<<<<

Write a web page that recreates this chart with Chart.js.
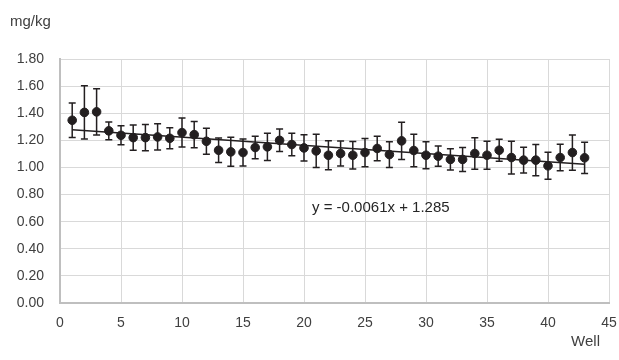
<!DOCTYPE html>
<html>
<head>
<meta charset="utf-8">
<script src="https://cdn.jsdelivr.net/npm/chart.js@4/dist/chart.umd.min.js"></script>
<style>
  html, body { margin: 0; padding: 0; background: #fff; }
  #wrap { width: 619px; height: 360px; position: relative; }
</style>
</head>
<body>
<div id="wrap"><canvas id="wellChart"></canvas></div>
<script>
const wells = [1,2,3,4,5,6,7,8,9,10,11,12,13,14,15,16,17,18,19,20,21,22,23,24,25,26,27,28,29,30,31,32,33,34,35,36,37,38,39,40,41,42,43];
const means = [1.348,1.406,1.41,1.27,1.237,1.22,1.22,1.225,1.215,1.257,1.242,1.193,1.127,1.115,1.11,1.147,1.152,1.2,1.169,1.144,1.122,1.09,1.103,1.09,1.11,1.14,1.095,1.196,1.125,1.09,1.083,1.059,1.059,1.103,1.09,1.127,1.073,1.054,1.054,1.012,1.073,1.11,1.071];
const errors = [0.128,0.196,0.17,0.065,0.07,0.094,0.097,0.097,0.078,0.107,0.097,0.096,0.09,0.107,0.099,0.083,0.10,0.083,0.083,0.097,0.122,0.107,0.092,0.102,0.104,0.09,0.095,0.137,0.12,0.099,0.075,0.078,0.088,0.116,0.103,0.081,0.121,0.095,0.115,0.10,0.098,0.13,0.115];

// linear trend shown on the chart
const trendSlope = -0.0061;
const trendIntercept = 1.285;
const trendLabel = 'y = -0.0061x + 1.285';

const xTicks = [0, 5, 10, 15, 20, 25, 30, 35, 40, 45];
const yTicks = [0, 0.2, 0.4, 0.6, 0.8, 1.0, 1.2, 1.4, 1.6, 1.8];

const points = wells.map((w, i) => ({ x: w, y: means[i] }));
const xFirst = wells[0], xLast = wells[wells.length - 1];
const trendPoints = [
    { x: xFirst, y: trendSlope * xFirst + trendIntercept },
    { x: xLast, y: trendSlope * xLast + trendIntercept }
];

const FONT = '"Liberation Sans", Arial, sans-serif';
const TEXT = '#404040';

// error bars drawn from the scales
const errorBars = {
    id: 'errorBars',
    afterDatasetsDraw(chart) {
        const { ctx, scales: { x, y } } = chart;
        ctx.save();
        ctx.strokeStyle = '#231f20';
        ctx.lineWidth = 1.5;
        wells.forEach((w, i) => {
            const px = x.getPixelForValue(w);
            const top = y.getPixelForValue(means[i] + errors[i]);
            const bot = y.getPixelForValue(means[i] - errors[i]);
            ctx.beginPath();
            ctx.moveTo(px, top); ctx.lineTo(px, bot);
            ctx.moveTo(px - 3.5, top); ctx.lineTo(px + 3.5, top);
            ctx.moveTo(px - 3.5, bot); ctx.lineTo(px + 3.5, bot);
            ctx.stroke();
        });
        ctx.restore();
    }
};

// unit, axis name and trend equation
const labels = {
    id: 'labels',
    afterDraw(chart) {
        const { ctx } = chart;
        ctx.save();
        ctx.fillStyle = TEXT;
        ctx.textBaseline = 'middle';
        ctx.font = '15px ' + FONT;
        ctx.textAlign = 'left';
        ctx.fillText('mg/kg', 10, 22);
        ctx.textAlign = 'right';
        ctx.fillText('Well', 600, 342);
        ctx.textAlign = 'left';
        ctx.fillStyle = '#262626';
        ctx.fillText(trendLabel, 312, 208);
        ctx.restore();
    }
};

new Chart(document.getElementById('wellChart'), {
    type: 'scatter',
    data: {
        datasets: [
            {
                label: 'trend',
                type: 'line',
                data: trendPoints,
                borderColor: '#231f20',
                borderWidth: 1.5,
                pointRadius: 0,
                fill: false
            },
            {
                label: 'mean',
                data: points,
                backgroundColor: '#231f20',
                borderColor: '#231f20',
                pointRadius: 4.3,
                pointHoverRadius: 4.3
            }
        ]
    },
    options: {
        responsive: true,
        maintainAspectRatio: false,
        animation: false,
        events: [],
        layout: { padding: { top: 59, right: 0, bottom: 0, left: 0 } },
        plugins: { legend: { display: false }, tooltip: { enabled: false } },
        scales: {
            x: {
                type: 'linear',
                min: 0, max: 45,
                afterBuildTicks: s => { s.ticks = xTicks.map(v => ({ value: v })); },
                afterFit: s => { s.height = 57; s.paddingLeft = 0; s.paddingRight = 10; },
                grid: { color: '#d9d9d9', lineWidth: 1, drawTicks: false },
                border: { color: '#bfbfbf', width: 2 },
                ticks: { padding: 12, color: TEXT, font: { family: FONT, size: 14 }, maxRotation: 0 }
            },
            y: {
                min: 0, max: 1.8,
                afterBuildTicks: s => { s.ticks = yTicks.map(v => ({ value: v })); },
                afterFit: s => { s.width = 60; },
                grid: { color: '#d9d9d9', lineWidth: 1, drawTicks: false },
                border: { color: '#bfbfbf', width: 2 },
                ticks: { padding: 16, color: TEXT, font: { family: FONT, size: 14 }, callback: v => v.toFixed(2) }
            }
        }
    },
    plugins: [errorBars, labels]
});
</script>
</body>
</html>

>>>>

Task prompt: Begin at the top of the material above and output each line exactly, stopping after the line that holds "const TEXT = '#404040';". Leave out pictures.

Exercise answer:
Write a web page that recreates this chart with Chart.js.
<!DOCTYPE html>
<html>
<head>
<meta charset="utf-8">
<script src="https://cdn.jsdelivr.net/npm/chart.js@4/dist/chart.umd.min.js"></script>
<style>
  html, body { margin: 0; padding: 0; background: #fff; }
  #wrap { width: 619px; height: 360px; position: relative; }
</style>
</head>
<body>
<div id="wrap"><canvas id="wellChart"></canvas></div>
<script>
const wells = [1,2,3,4,5,6,7,8,9,10,11,12,13,14,15,16,17,18,19,20,21,22,23,24,25,26,27,28,29,30,31,32,33,34,35,36,37,38,39,40,41,42,43];
const means = [1.348,1.406,1.41,1.27,1.237,1.22,1.22,1.225,1.215,1.257,1.242,1.193,1.127,1.115,1.11,1.147,1.152,1.2,1.169,1.144,1.122,1.09,1.103,1.09,1.11,1.14,1.095,1.196,1.125,1.09,1.083,1.059,1.059,1.103,1.09,1.127,1.073,1.054,1.054,1.012,1.073,1.11,1.071];
const errors = [0.128,0.196,0.17,0.065,0.07,0.094,0.097,0.097,0.078,0.107,0.097,0.096,0.09,0.107,0.099,0.083,0.10,0.083,0.083,0.097,0.122,0.107,0.092,0.102,0.104,0.09,0.095,0.137,0.12,0.099,0.075,0.078,0.088,0.116,0.103,0.081,0.121,0.095,0.115,0.10,0.098,0.13,0.115];

// linear trend shown on the chart
const trendSlope = -0.0061;
const trendIntercept = 1.285;
const trendLabel = 'y = -0.0061x + 1.285';

const xTicks = [0, 5, 10, 15, 20, 25, 30, 35, 40, 45];
const yTicks = [0, 0.2, 0.4, 0.6, 0.8, 1.0, 1.2, 1.4, 1.6, 1.8];

const points = wells.map((w, i) => ({ x: w, y: means[i] }));
const xFirst = wells[0], xLast = wells[wells.length - 1];
const trendPoints = [
    { x: xFirst, y: trendSlope * xFirst + trendIntercept },
    { x: xLast, y: trendSlope * xLast + trendIntercept }
];

const FONT = '"Liberation Sans", Arial, sans-serif';
const TEXT = '#404040';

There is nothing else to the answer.